After almost two decades of vacuous reality programming, it’s hard for some people to remember (or imagine) what a big fucking deal MTV was to the music industry. The network not only turned music into (at least partially) a visual medium, but the were instrumental in exposing innumerable artists and genres to a wider audience. The emergence of hair metal, the breakthrough of hip-hop, even the Boy Band Revolution of the late Nineties (too late to be covered here)…all made possible, in large part, by a network that didn’t even make money for the first few years of it’s existence.

Want some truth? I witnessed very little of the period covered here in person. Well—correction. I was certainly alive when MTV started, but I didn’t live in a place where I could watch the network regularly until 1994, and at that point, they were already waist deep in “Real World” (although it was right before the best season ever started). So, the years of MTV being a novelty, or even groundbreaking, were already in the past. As a result, a lot of the stuff I read in this book still had sort of a cool discovering-for-the-first-time quality to it.

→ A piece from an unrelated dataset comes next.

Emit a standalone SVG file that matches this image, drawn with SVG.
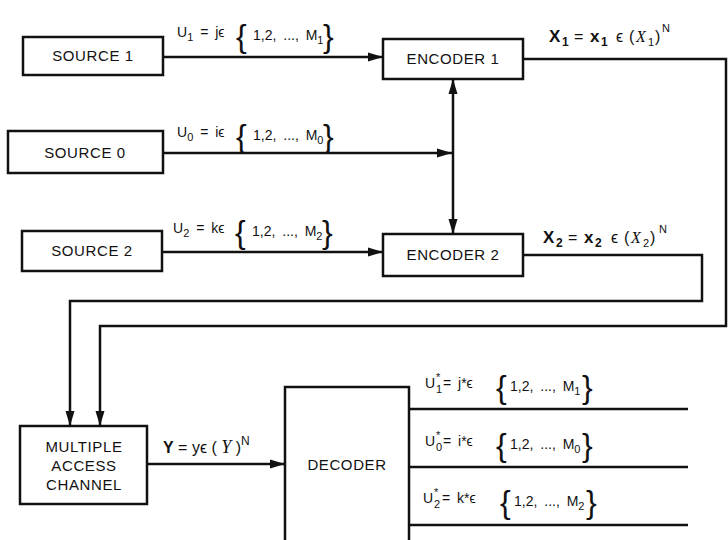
<svg xmlns="http://www.w3.org/2000/svg" width="728" height="540" viewBox="0 0 728 540">
<style>
.box{fill:#fff;stroke:#111;stroke-width:2.5}
.bt{font-family:"Liberation Sans",Arial,sans-serif;font-size:15px;letter-spacing:0.6px;fill:#111;text-anchor:middle}
.lbl{font-family:"Liberation Sans",Arial,sans-serif;font-size:14px;fill:#111;word-spacing:3px}
.sub{font-family:"Liberation Sans",Arial,sans-serif;font-size:11px;fill:#111}
.big{font-family:"Liberation Sans",Arial,sans-serif;font-size:16px;fill:#111}
.bx{font-weight:bold;font-size:17px}
.br{font-family:"Liberation Sans",Arial,sans-serif;font-size:32px;fill:#111}
.sc{font-family:"Liberation Serif",serif;font-style:italic}
.c{fill:none;stroke:#111;stroke-width:2.5}
</style>
<defs>
<marker id="ah" markerUnits="userSpaceOnUse" markerWidth="16" markerHeight="10" refX="15" refY="5" orient="auto-start-reverse"><path d="M0,0.5 L15,5 L0,9.5 z" fill="#111"/></marker>
</defs>
<g id="connectors">
<path class="c" d="M163,57 H383" marker-end="url(#ah)"/>
<path class="c" d="M163,153 H452" marker-end="url(#ah)"/>
<path class="c" d="M162,252 H383" marker-end="url(#ah)"/>
<path class="c" d="M453,79 V234" marker-start="url(#ah)" marker-end="url(#ah)"/>
<path class="c" d="M523,59 H726 V326 H100 V426" marker-end="url(#ah)"/>
<path class="c" d="M523,255 H702 V301 H70 V426" marker-end="url(#ah)"/>
<path class="c" d="M147,464 H285" marker-end="url(#ah)"/>
<path class="c" d="M409,409 H688"/>
<path class="c" d="M409,467 H688"/>
<path class="c" d="M409,525 H688"/>
</g>
<g id="source1"><rect class="box" x="23" y="37" width="140" height="38"/><text class="bt" x="93" y="61">SOURCE 1</text></g>
<g id="source0"><rect class="box" x="8" y="131" width="155" height="42"/><text class="bt" x="85" y="158">SOURCE 0</text></g>
<g id="source2"><rect class="box" x="22" y="231" width="140" height="40"/><text class="bt" x="92" y="256">SOURCE 2</text></g>
<g id="encoder1"><rect class="box" x="383" y="39" width="140" height="40"/><text class="bt" x="453" y="64">ENCODER 1</text></g>
<g id="encoder2"><rect class="box" x="383" y="234" width="140" height="42"/><text class="bt" x="453" y="260">ENCODER 2</text></g>
<g id="mac"><rect class="box" x="20" y="426" width="127" height="78"/><text class="bt" x="84" y="452">MULTIPLE</text><text class="bt" x="84" y="471">ACCESS</text><text class="bt" x="84" y="490">CHANNEL</text></g>
<g id="decoder"><rect class="box" x="285" y="387" width="124" height="170"/><text class="bt" x="347" y="470">DECODER</text></g>
<g id="labels">
<text class="lbl" x="177" y="37">U<tspan font-size="11" dy="4">1</tspan><tspan dy="-4"> = jϵ</tspan></text>
<text class="br" x="236" y="47">{</text>
<text class="lbl" x="253" y="40">1,2,  ..., M<tspan font-size="11" dy="4">1</tspan></text>
<text class="br" x="323" y="47">}</text>

<text class="lbl" x="177" y="137">U<tspan font-size="11" dy="4">0</tspan><tspan dy="-4"> = iϵ</tspan></text>
<text class="br" x="236" y="147">{</text>
<text class="lbl" x="253" y="140">1,2,  ..., M<tspan font-size="11" dy="4">0</tspan></text>
<text class="br" x="323" y="147">}</text>

<text class="lbl" x="173" y="233">U<tspan font-size="11" dy="4">2</tspan><tspan dy="-4"> = kϵ</tspan></text>
<text class="br" x="235" y="243">{</text>
<text class="lbl" x="252" y="236">1,2,  ..., M<tspan font-size="11" dy="4">2</tspan></text>
<text class="br" x="322" y="243">}</text>

<text class="big" y="42"><tspan class="bx" x="549">X</tspan><tspan font-size="12" font-weight="bold" x="562" dy="4">1</tspan><tspan x="574" dy="-4">=</tspan><tspan class="bx" x="590">x</tspan><tspan font-size="12" font-weight="bold" x="601" dy="4">1</tspan><tspan x="616" dy="-4">ϵ</tspan><tspan x="629">(</tspan><tspan class="sc" x="636">X</tspan><tspan font-size="11" x="648" dy="4">1</tspan><tspan x="655" dy="-4">)</tspan><tspan font-size="11" x="662" dy="-10">N</tspan></text>
<text class="big" y="243"><tspan class="bx" x="543">X</tspan><tspan font-size="12" font-weight="bold" x="556" dy="4">2</tspan><tspan x="568" dy="-4">=</tspan><tspan class="bx" x="584">x</tspan><tspan font-size="12" font-weight="bold" x="595" dy="4">2</tspan><tspan x="611" dy="-4">ϵ</tspan><tspan x="624">(</tspan><tspan class="sc" x="631">X</tspan><tspan font-size="11" x="643" dy="4">2</tspan><tspan x="650" dy="-4">)</tspan><tspan font-size="11" x="659" dy="-10">N</tspan></text>
<text class="big" x="163" y="453"><tspan font-weight="bold">Y</tspan> = yϵ ( <tspan class="sc" font-size="18">Y</tspan> )<tspan font-size="12" dy="-8">N</tspan></text>

<text class="lbl" x="425" y="388">U</text><text class="sub" x="436" y="393">1</text><text class="sub" x="436" y="381">*</text><text class="lbl" x="443" y="388">= j*ϵ</text>
<text class="br" x="496" y="398">{</text>
<text class="lbl" x="510" y="391">1,2,  ..., M<tspan font-size="11" dy="4">1</tspan></text>
<text class="br" x="582" y="398">}</text>

<text class="lbl" x="425" y="446">U</text><text class="sub" x="436" y="451">0</text><text class="sub" x="436" y="439">*</text><text class="lbl" x="443" y="446">= i*ϵ</text>
<text class="br" x="496" y="456">{</text>
<text class="lbl" x="510" y="449">1,2,  ..., M<tspan font-size="11" dy="4">0</tspan></text>
<text class="br" x="582" y="456">}</text>

<text class="lbl" x="423" y="503">U</text><text class="sub" x="434" y="508">2</text><text class="sub" x="434" y="496">*</text><text class="lbl" x="442" y="503">= k*ϵ</text>
<text class="br" x="500" y="513">{</text>
<text class="lbl" x="514" y="506">1,2,  ..., M<tspan font-size="11" dy="4">2</tspan></text>
<text class="br" x="586" y="513">}</text>
</g>
</svg>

Of course, there are also the oft-told stories. There’s still a TON of disagreement about the whole Michael-Jackson-breaking-the-color-line on MTV thing, for example. This tale has been told by 100 different people in about 100 different permutations and, well, you know…it’s kinda like your parents telling stories about things that happened when they first started dating. Time has warped the memories a little bit. Add in the natural human urge to embellish, and…no two people are gonna have the same story.

As someone who has followed and/or worked in the music industry for virtually his entire life, I’m quite familiar with the personalities that a lot of the label bigwigs and businessmen who started the network have. If you can tolerate that “my shit doesn’t stink” mentality (typical of corporate America), then there are some stories here that you’ll absolutely love. A key word to remember as you’re reading this book is “excessive”. The money was excessive, the risks taken were excessive, the drugs were excessive, the personalities are excessive.

I don’t know if I’m willing to share any specific stories with you guys (’cause you should REALLY get the book), but among the book’s participants are all of the living original MTV VJs, plus personalities like Downtown Julie Brown, Adam Curry and Dave Holmes, as well as artists ranging from Sebastian Bach to Pat Benatar to Paula Abdul. Bobby Brown clarifies (not really) the story behind the infamous VMA performance where a vial of coke (or, as Bob says, his diamond watch) fell onto the stage floor mid-dance routine. Billy Squier devotes an entire passage to his career-killing “Rock Me Tonite” video, and a who’s who of pop, rock and hip-hop pops by for cameos.

Bottom line: if you have even a passing interest in any of the following: music videos, popular music of the past thirty years, pop culture, hilarious stories, drugs, racism/sexism/homophobia, television or anything that’s happened to change the way we interact since August 2nd, 1981, then you NEED to pick up a copy of this book.